__Given exercise__. Render the material again word for word, skipping the pictures in it.
+++++
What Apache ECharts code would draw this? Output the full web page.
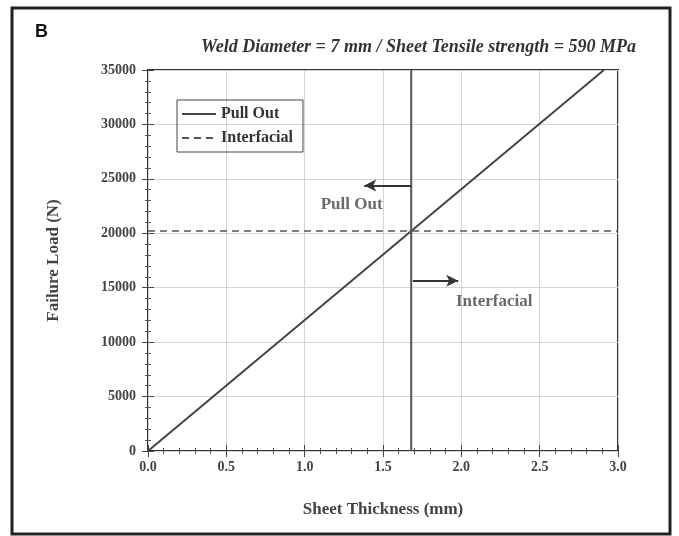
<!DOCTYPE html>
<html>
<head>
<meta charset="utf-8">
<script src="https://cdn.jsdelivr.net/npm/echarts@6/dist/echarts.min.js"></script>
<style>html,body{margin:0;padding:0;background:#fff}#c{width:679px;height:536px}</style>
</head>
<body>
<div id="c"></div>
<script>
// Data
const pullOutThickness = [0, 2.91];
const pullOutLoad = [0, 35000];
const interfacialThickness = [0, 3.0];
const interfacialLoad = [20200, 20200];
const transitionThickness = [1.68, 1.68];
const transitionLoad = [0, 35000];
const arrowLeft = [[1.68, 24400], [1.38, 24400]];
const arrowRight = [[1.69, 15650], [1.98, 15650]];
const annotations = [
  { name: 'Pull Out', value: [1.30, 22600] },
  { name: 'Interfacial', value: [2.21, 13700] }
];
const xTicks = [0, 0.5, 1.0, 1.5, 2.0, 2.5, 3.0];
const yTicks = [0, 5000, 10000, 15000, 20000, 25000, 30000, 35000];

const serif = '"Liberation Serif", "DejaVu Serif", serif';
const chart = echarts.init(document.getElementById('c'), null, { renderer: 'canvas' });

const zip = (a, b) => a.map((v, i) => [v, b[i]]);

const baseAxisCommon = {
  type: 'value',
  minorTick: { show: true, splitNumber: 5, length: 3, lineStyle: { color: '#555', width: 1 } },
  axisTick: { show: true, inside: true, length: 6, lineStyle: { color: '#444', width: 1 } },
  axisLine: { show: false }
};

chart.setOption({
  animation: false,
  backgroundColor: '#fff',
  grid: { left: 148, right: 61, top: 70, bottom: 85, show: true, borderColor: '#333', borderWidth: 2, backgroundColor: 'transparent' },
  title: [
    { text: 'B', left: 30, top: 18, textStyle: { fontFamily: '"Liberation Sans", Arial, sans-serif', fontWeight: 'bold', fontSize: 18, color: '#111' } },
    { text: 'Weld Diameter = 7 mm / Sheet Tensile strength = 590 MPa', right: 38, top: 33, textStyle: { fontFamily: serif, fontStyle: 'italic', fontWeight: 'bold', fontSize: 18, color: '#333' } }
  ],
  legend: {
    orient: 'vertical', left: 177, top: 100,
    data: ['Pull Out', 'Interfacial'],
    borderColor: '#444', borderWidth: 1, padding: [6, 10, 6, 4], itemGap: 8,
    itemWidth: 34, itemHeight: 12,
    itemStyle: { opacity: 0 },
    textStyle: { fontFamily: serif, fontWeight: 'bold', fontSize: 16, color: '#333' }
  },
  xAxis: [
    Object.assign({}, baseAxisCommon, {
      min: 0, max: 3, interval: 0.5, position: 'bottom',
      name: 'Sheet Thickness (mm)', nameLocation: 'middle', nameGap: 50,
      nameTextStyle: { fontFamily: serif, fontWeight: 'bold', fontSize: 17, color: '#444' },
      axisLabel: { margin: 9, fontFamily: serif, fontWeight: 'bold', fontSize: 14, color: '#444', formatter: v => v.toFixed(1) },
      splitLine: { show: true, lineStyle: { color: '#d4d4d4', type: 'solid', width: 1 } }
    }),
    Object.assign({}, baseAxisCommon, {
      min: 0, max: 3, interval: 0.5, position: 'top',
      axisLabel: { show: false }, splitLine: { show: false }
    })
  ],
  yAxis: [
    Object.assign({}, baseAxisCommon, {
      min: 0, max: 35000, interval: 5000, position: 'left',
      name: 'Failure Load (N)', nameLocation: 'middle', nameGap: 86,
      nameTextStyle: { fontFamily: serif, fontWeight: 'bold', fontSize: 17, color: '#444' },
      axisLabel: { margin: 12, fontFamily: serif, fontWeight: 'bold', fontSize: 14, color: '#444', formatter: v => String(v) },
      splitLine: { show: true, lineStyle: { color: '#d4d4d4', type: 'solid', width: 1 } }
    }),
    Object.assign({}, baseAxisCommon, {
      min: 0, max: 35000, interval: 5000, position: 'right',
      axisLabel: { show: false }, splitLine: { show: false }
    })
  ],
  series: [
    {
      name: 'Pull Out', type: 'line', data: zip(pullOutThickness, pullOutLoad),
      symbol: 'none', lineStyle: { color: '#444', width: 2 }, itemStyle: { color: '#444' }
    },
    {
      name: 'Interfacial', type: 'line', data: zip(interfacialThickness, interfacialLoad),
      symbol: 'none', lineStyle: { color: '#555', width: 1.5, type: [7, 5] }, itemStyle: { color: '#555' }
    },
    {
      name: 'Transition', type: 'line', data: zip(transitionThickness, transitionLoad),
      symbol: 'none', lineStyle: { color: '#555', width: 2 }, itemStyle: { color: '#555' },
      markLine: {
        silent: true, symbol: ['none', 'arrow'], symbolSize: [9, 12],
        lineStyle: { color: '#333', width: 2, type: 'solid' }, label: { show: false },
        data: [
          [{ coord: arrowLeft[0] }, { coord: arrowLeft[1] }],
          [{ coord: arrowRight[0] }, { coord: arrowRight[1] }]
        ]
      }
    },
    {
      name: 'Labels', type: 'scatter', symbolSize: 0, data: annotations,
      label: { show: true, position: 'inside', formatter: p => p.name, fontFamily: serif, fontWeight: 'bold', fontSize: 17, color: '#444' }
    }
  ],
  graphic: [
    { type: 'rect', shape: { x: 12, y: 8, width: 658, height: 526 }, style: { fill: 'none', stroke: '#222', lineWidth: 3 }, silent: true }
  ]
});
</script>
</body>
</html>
+++++
__Result of the exercise__.
What Apache ECharts code would draw this? Output the full web page.
<!DOCTYPE html>
<html>
<head>
<meta charset="utf-8">
<script src="https://cdn.jsdelivr.net/npm/echarts@6/dist/echarts.min.js"></script>
<style>html,body{margin:0;padding:0;background:#fff}#c{width:679px;height:536px}</style>
</head>
<body>
<div id="c"></div>
<script>
// Data
const pullOutThickness = [0, 2.91];
const pullOutLoad = [0, 35000];
const interfacialThickness = [0, 3.0];
const interfacialLoad = [20200, 20200];
const transitionThickness = [1.68, 1.68];
const transitionLoad = [0, 35000];
const arrowLeft = [[1.68, 24400], [1.38, 24400]];
const arrowRight = [[1.69, 15650], [1.98, 15650]];
const annotations = [
  { name: 'Pull Out', value: [1.30, 22600] },
  { name: 'Interfacial', value: [2.21, 13700] }
];
const xTicks = [0, 0.5, 1.0, 1.5, 2.0, 2.5, 3.0];
const yTicks = [0, 5000, 10000, 15000, 20000, 25000, 30000, 35000];

const serif = '"Liberation Serif", "DejaVu Serif", serif';
const chart = echarts.init(document.getElementById('c'), null, { renderer: 'canvas' });

const zip = (a, b) => a.map((v, i) => [v, b[i]]);

const baseAxisCommon = {
  type: 'value',
  minorTick: { show: true, splitNumber: 5, length: 3, lineStyle: { color: '#555', width: 1 } },
  axisTick: { show: true, inside: true, length: 6, lineStyle: { color: '#444', width: 1 } },
  axisLine: { show: false }
};

chart.setOption({
  animation: false,
  backgroundColor: '#fff',
  grid: { left: 148, right: 61, top: 70, bottom: 85, show: true, borderColor: '#333', borderWidth: 2, backgroundColor: 'transparent' },
  title: [
    { text: 'B', left: 30, top: 18, textStyle: { fontFamily: '"Liberation Sans", Arial, sans-serif', fontWeight: 'bold', fontSize: 18, color: '#111' } },
    { text: 'Weld Diameter = 7 mm / Sheet Tensile strength = 590 MPa', right: 38, top: 33, textStyle: { fontFamily: serif, fontStyle: 'italic', fontWeight: 'bold', fontSize: 18, color: '#333' } }
  ],
  legend: {
    orient: 'vertical', left: 177, top: 100,
    data: ['Pull Out', 'Interfacial'],
    borderColor: '#444', borderWidth: 1, padding: [6, 10, 6, 4], itemGap: 8,
    itemWidth: 34, itemHeight: 12,
    itemStyle: { opacity: 0 },
    textStyle: { fontFamily: serif, fontWeight: 'bold', fontSize: 16, color: '#333' }
  },
  xAxis: [
    Object.assign({}, baseAxisCommon, {
      min: 0, max: 3, interval: 0.5, position: 'bottom',
      name: 'Sheet Thickness (mm)', nameLocation: 'middle', nameGap: 50,
      nameTextStyle: { fontFamily: serif, fontWeight: 'bold', fontSize: 17, color: '#444' },
      axisLabel: { margin: 9, fontFamily: serif, fontWeight: 'bold', fontSize: 14, color: '#444', formatter: v => v.toFixed(1) },
      splitLine: { show: true, lineStyle: { color: '#d4d4d4', type: 'solid', width: 1 } }
    }),
    Object.assign({}, baseAxisCommon, {
      min: 0, max: 3, interval: 0.5, position: 'top',
      axisLabel: { show: false }, splitLine: { show: false }
    })
  ],
  yAxis: [
    Object.assign({}, baseAxisCommon, {
      min: 0, max: 35000, interval: 5000, position: 'left',
      name: 'Failure Load (N)', nameLocation: 'middle', nameGap: 86,
      nameTextStyle: { fontFamily: serif, fontWeight: 'bold', fontSize: 17, color: '#444' },
      axisLabel: { margin: 12, fontFamily: serif, fontWeight: 'bold', fontSize: 14, color: '#444', formatter: v => String(v) },
      splitLine: { show: true, lineStyle: { color: '#d4d4d4', type: 'solid', width: 1 } }
    }),
    Object.assign({}, baseAxisCommon, {
      min: 0, max: 35000, interval: 5000, position: 'right',
      axisLabel: { show: false }, splitLine: { show: false }
    })
  ],
  series: [
    {
      name: 'Pull Out', type: 'line', data: zip(pullOutThickness, pullOutLoad),
      symbol: 'none', lineStyle: { color: '#444', width: 2 }, itemStyle: { color: '#444' }
    },
    {
      name: 'Interfacial', type: 'line', data: zip(interfacialThickness, interfacialLoad),
      symbol: 'none', lineStyle: { color: '#555', width: 1.5, type: [7, 5] }, itemStyle: { color: '#555' }
    },
    {
      name: 'Transition', type: 'line', data: zip(transitionThickness, transitionLoad),
      symbol: 'none', lineStyle: { color: '#555', width: 2 }, itemStyle: { color: '#555' },
      markLine: {
        silent: true, symbol: ['none', 'arrow'], symbolSize: [9, 12],
        lineStyle: { color: '#333', width: 2, type: 'solid' }, label: { show: false },
        data: [
          [{ coord: arrowLeft[0] }, { coord: arrowLeft[1] }],
          [{ coord: arrowRight[0] }, { coord: arrowRight[1] }]
        ]
      }
    },
    {
      name: 'Labels', type: 'scatter', symbolSize: 0, data: annotations,
      label: { show: true, position: 'inside', formatter: p => p.name, fontFamily: serif, fontWeight: 'bold', fontSize: 17, color: '#444' }
    }
  ],
  graphic: [
    { type: 'rect', shape: { x: 12, y: 8, width: 658, height: 526 }, style: { fill: 'none', stroke: '#222', lineWidth: 3 }, silent: true }
  ]
});
</script>
</body>
</html>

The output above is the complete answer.